The present state Q2,Q1,Q0 of the counter before applying the clock pulse was (101). If the input Clock frequency to the circuit is 100KHz, then the output frequency of the circuit will be ?
My Approach: I have built the state table and I concluded that from 101 it goes to 010 and from 010 to 101 again so it acts like mod-2 counter. But I don't understand the part in which we're applying frequency. Can someone help me to visualize it?
The J-K Flip-Flops in your circuit are positive edge triggered, (since they have a > mark on the clock input of their schematic.)
Positive edge triggered means that the Flip-Flops are triggered on the rising edge of the clock.
If the input frequency is $f$, the time between 2 successive rising edges of the input clock is $1/f$ seconds.
The output toggles on the rising edge of the input clock, since the output goes from 101 -> 010 -> 101 and so on. So each bit of the output becomes HIGH on a rising edge of the clock and LOW on the subsequent rising edge of the clock. In other words, each bit of the output becomes HIGH on every second rising edge of the input clock. Thus, each bit of the output becomes HIGH every $2 / f$ seconds. The frequency of the output is then $f / 2$ Hz.

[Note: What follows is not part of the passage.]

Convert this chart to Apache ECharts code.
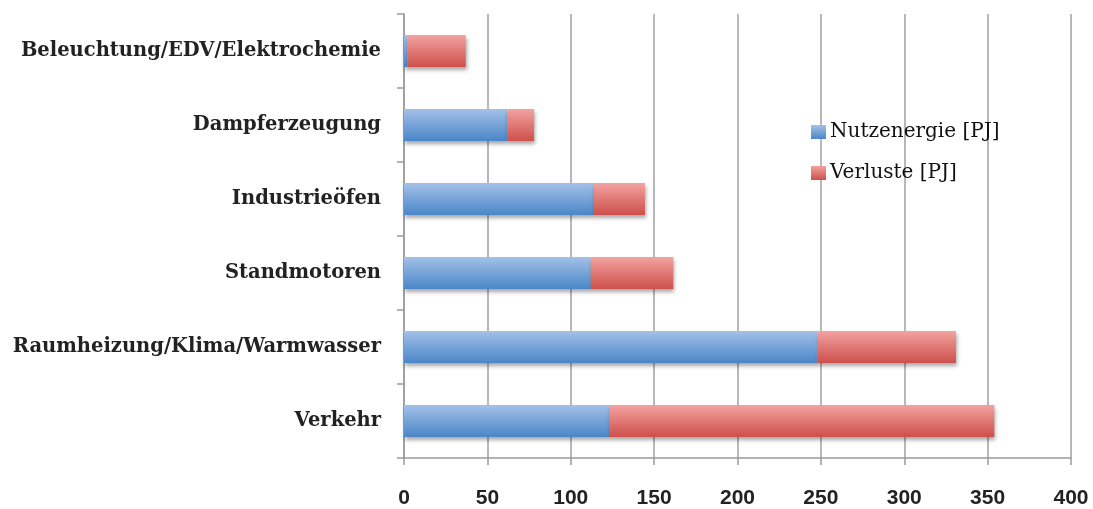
<!DOCTYPE html>
<html><head><meta charset="utf-8">
<script src="https://cdn.jsdelivr.net/npm/echarts@6/dist/echarts.min.js"></script>
<style>html,body{margin:0;padding:0;background:#fff}#c{width:1093px;height:509px}</style>
</head><body><div id="c"></div>
<script>
const categories = ["Verkehr","Raumheizung/Klima/Warmwasser","Standmotoren","Industrieöfen","Dampferzeugung","Beleuchtung/EDV/Elektrochemie"];
const nutzenergie = [123, 248, 112, 114, 62, 2];
const verluste = [231, 83, 49.5, 30.5, 16, 35];
const xTicks = [0, 50, 100, 150, 200, 250, 300, 350, 400];
const seriesNames = ["Nutzenergie [PJ]", "Verluste [PJ]"];

function grad(top, bottom){
  return new echarts.graphic.LinearGradient(0,0,0,1,[{offset:0,color:top},{offset:1,color:bottom}]);
}
const chart = echarts.init(document.getElementById('c'));
const shadow = {shadowBlur:4, shadowOffsetX:1, shadowOffsetY:3, shadowColor:'rgba(0,0,0,0.35)'};
chart.setOption({
  animation:false,
  grid:{left:404, right:22, top:14, bottom:51, containLabel:false},
  legend:{
    orient:'vertical', left:806, top:117, itemWidth:15, itemHeight:14, itemGap:21, icon:'rect',
    textStyle:{fontFamily:'DejaVu Serif', fontSize:20, color:'#111', padding:[0,0,0,-1]},
    data:[{name:seriesNames[0], itemStyle:{color:grad('#a3c1e8','#4a86c8')}},
          {name:seriesNames[1], itemStyle:{color:grad('#f3a3a0','#cd4f4b')}}]
  },
  xAxis:{
    type:'value', min:xTicks[0], max:xTicks[xTicks.length-1], interval:xTicks[1]-xTicks[0],
    axisLine:{show:true, lineStyle:{color:'#9a9a9a', width:1.5}},
    axisTick:{show:true, length:7, lineStyle:{color:'#9a9a9a', width:1.5}},
    splitLine:{show:true, lineStyle:{color:'#a0a0a0', width:1.5}},
    axisLabel:{margin:30, fontFamily:'Liberation Sans', fontWeight:'bold', fontSize:21, color:'#222'}
  },
  yAxis:{
    type:'category', data:categories,
    axisLine:{show:true, lineStyle:{color:'#9a9a9a', width:1.5}},
    axisTick:{show:true, length:7, lineStyle:{color:'#9a9a9a', width:1.5}},
    axisLabel:{margin:23, fontFamily:'DejaVu Serif', fontWeight:'bold', fontSize:19.5, color:'#222'}
  },
  series:[
    {name:seriesNames[0], type:'bar', stack:'a', data:nutzenergie, barWidth:32,
     itemStyle:Object.assign({color:grad('#a3c1e8','#4a86c8')}, shadow)},
    {name:seriesNames[1], type:'bar', stack:'a', data:verluste, barWidth:32,
     itemStyle:Object.assign({color:grad('#f3a3a0','#cd4f4b')}, shadow)}
  ]
});
</script></body></html>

For f = 100 kHz, the output is f = $(100 * 10^3 / 2)$ Hz = 50 kHz
Computer simulation results:
In the waveform above, which is created from a simulation of your circuit, clk is the input clock and q is the output. q[2], q[1], and q[0] represent the outputs of the Q2, Q1 and Q0 flip-flops respectively.
From the waveform it can be observed that frequency of the output is half of that of the input.